AVAILABLE DATA |
****

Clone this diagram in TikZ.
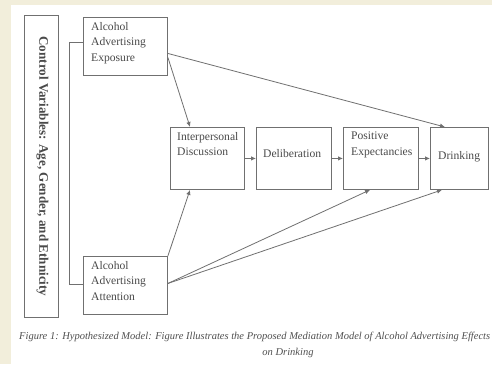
\documentclass[tikz,border=0pt]{standalone}
\usepackage{fontspec}
\setmainfont{Liberation Serif}
\usetikzlibrary{arrows.meta}
\definecolor{bgbeige}{HTML}{F2EEDB}
\definecolor{lncol}{HTML}{707070}
\definecolor{txcol}{HTML}{4A4A4A}
\definecolor{capcol}{HTML}{505050}
\begin{document}
\begin{tikzpicture}[x=1pt,y=-1pt,
  box/.style={draw=lncol,line width=0.9pt,fill=white,inner sep=0pt,anchor=north west},
  txt/.style={text=txcol,font=\fontsize{11.6}{15.5}\selectfont,align=left,inner sep=0pt},
  conn/.style={draw=lncol,line width=0.8pt},
  arr/.style={conn,-{Latex[length=5pt,width=4.5pt]}},
  captext/.style={text=capcol,font=\fontsize{10.5}{12.5}\selectfont\itshape,inner sep=0pt}]
\useasboundingbox (0,0) rectangle (492,364);
\clip (0,0) rectangle (492,364);
\fill[bgbeige] (0,0) rectangle (492,364);
\fill[white] (11,5) rectangle (492,364);
% control variables box
\node[box,minimum width=34pt,minimum height=302pt] (cv) at (24,15) {};
\node[txt,rotate=-90,font=\fontsize{13.1}{15}\selectfont\bfseries] (cvt) at ([xshift=1pt]cv.center) {Control Variables: Age, Gender, and Ethnicity};
% boxes
\node[box,minimum width=84pt,minimum height=58pt] (eb) at (83,17) {};
\node[txt,anchor=north west] (ebt) at (91,22) {Alcohol\\Advertising\\Exposure};
\node[box,minimum width=84pt,minimum height=58pt] (ab) at (83,256) {};
\node[txt,anchor=north west] (abt) at (91,261) {Alcohol\\Advertising\\Attention};
\node[box,minimum width=74pt,minimum height=62pt] (ip) at (170,127) {};
\node[txt,anchor=north west] (ipt) at (177,132) {Interpersonal\\Discussion};
\node[box,minimum width=75pt,minimum height=62pt] (de) at (256,127) {};
\node[txt,anchor=west] (det) at (263,154) {Deliberation};
\node[box,minimum width=75pt,minimum height=62pt] (pe) at (343,127) {};
\node[txt,anchor=north west] (pet) at (351,132) {Positive\\Expectancies};
\node[box,minimum width=58pt,minimum height=62pt] (dr) at (430,127) {};
\node[txt,anchor=west] (drt) at (438,156.6) {Drinking};
% bracket
\coordinate (bt) at (69,42);
\coordinate (bb) at (69,284);
\draw[conn] (eb.west |- bt) -- (bt) -- (bb) -- (ab.west |- bb);
% arrows
\draw[arr] ([yshift=-7pt]eb.east) -- ([xshift=15pt]dr.north west);
\draw[arr] ([yshift=-11pt]eb.east) -- ([xshift=20pt]ip.north west);
\draw[arr] (ab.north east) -- ([xshift=20pt]ip.south west);
\draw[arr] ([yshift=2pt]ab.east) -- ([xshift=27pt]pe.south west);
\draw[arr] ([yshift=2pt]ab.east) -- ([xshift=12pt]dr.south west);
\draw[arr] (ip.east) -- (de.west);
\draw[arr] (de.east) -- (pe.west);
\draw[arr] (pe.east) -- (dr.west);
% caption
\node[captext,anchor=base west] (c1) at (19,339) {Figure 1: Hypothesized Model: Figure Illustrates the Proposed Mediation Model of Alcohol Advertising Effects};
\node[captext,anchor=base] (c2) at (288,355) {on Drinking};
\end{tikzpicture}
\end{document}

****

WHAT NEEDS TO BE DONE | Pictures excluded, quote all the data above exactly.

RESPONSE TO THE TASK |
Clone this diagram in TikZ.
\documentclass[tikz,border=0pt]{standalone}
\usepackage{fontspec}
\setmainfont{Liberation Serif}
\usetikzlibrary{arrows.meta}
\definecolor{bgbeige}{HTML}{F2EEDB}
\definecolor{lncol}{HTML}{707070}
\definecolor{txcol}{HTML}{4A4A4A}
\definecolor{capcol}{HTML}{505050}
\begin{document}
\begin{tikzpicture}[x=1pt,y=-1pt,
  box/.style={draw=lncol,line width=0.9pt,fill=white,inner sep=0pt,anchor=north west},
  txt/.style={text=txcol,font=\fontsize{11.6}{15.5}\selectfont,align=left,inner sep=0pt},
  conn/.style={draw=lncol,line width=0.8pt},
  arr/.style={conn,-{Latex[length=5pt,width=4.5pt]}},
  captext/.style={text=capcol,font=\fontsize{10.5}{12.5}\selectfont\itshape,inner sep=0pt}]
\useasboundingbox (0,0) rectangle (492,364);
\clip (0,0) rectangle (492,364);
\fill[bgbeige] (0,0) rectangle (492,364);
\fill[white] (11,5) rectangle (492,364);
% control variables box
\node[box,minimum width=34pt,minimum height=302pt] (cv) at (24,15) {};
\node[txt,rotate=-90,font=\fontsize{13.1}{15}\selectfont\bfseries] (cvt) at ([xshift=1pt]cv.center) {Control Variables: Age, Gender, and Ethnicity};
% boxes
\node[box,minimum width=84pt,minimum height=58pt] (eb) at (83,17) {};
\node[txt,anchor=north west] (ebt) at (91,22) {Alcohol\\Advertising\\Exposure};
\node[box,minimum width=84pt,minimum height=58pt] (ab) at (83,256) {};
\node[txt,anchor=north west] (abt) at (91,261) {Alcohol\\Advertising\\Attention};
\node[box,minimum width=74pt,minimum height=62pt] (ip) at (170,127) {};
\node[txt,anchor=north west] (ipt) at (177,132) {Interpersonal\\Discussion};
\node[box,minimum width=75pt,minimum height=62pt] (de) at (256,127) {};
\node[txt,anchor=west] (det) at (263,154) {Deliberation};
\node[box,minimum width=75pt,minimum height=62pt] (pe) at (343,127) {};
\node[txt,anchor=north west] (pet) at (351,132) {Positive\\Expectancies};
\node[box,minimum width=58pt,minimum height=62pt] (dr) at (430,127) {};
\node[txt,anchor=west] (drt) at (438,156.6) {Drinking};
% bracket
\coordinate (bt) at (69,42);
\coordinate (bb) at (69,284);
\draw[conn] (eb.west |- bt) -- (bt) -- (bb) -- (ab.west |- bb);
% arrows
\draw[arr] ([yshift=-7pt]eb.east) -- ([xshift=15pt]dr.north west);
\draw[arr] ([yshift=-11pt]eb.east) -- ([xshift=20pt]ip.north west);
\draw[arr] (ab.north east) -- ([xshift=20pt]ip.south west);
\draw[arr] ([yshift=2pt]ab.east) -- ([xshift=27pt]pe.south west);
\draw[arr] ([yshift=2pt]ab.east) -- ([xshift=12pt]dr.south west);
\draw[arr] (ip.east) -- (de.west);
\draw[arr] (de.east) -- (pe.west);
\draw[arr] (pe.east) -- (dr.west);
% caption
\node[captext,anchor=base west] (c1) at (19,339) {Figure 1: Hypothesized Model: Figure Illustrates the Proposed Mediation Model of Alcohol Advertising Effects};
\node[captext,anchor=base] (c2) at (288,355) {on Drinking};
\end{tikzpicture}
\end{document}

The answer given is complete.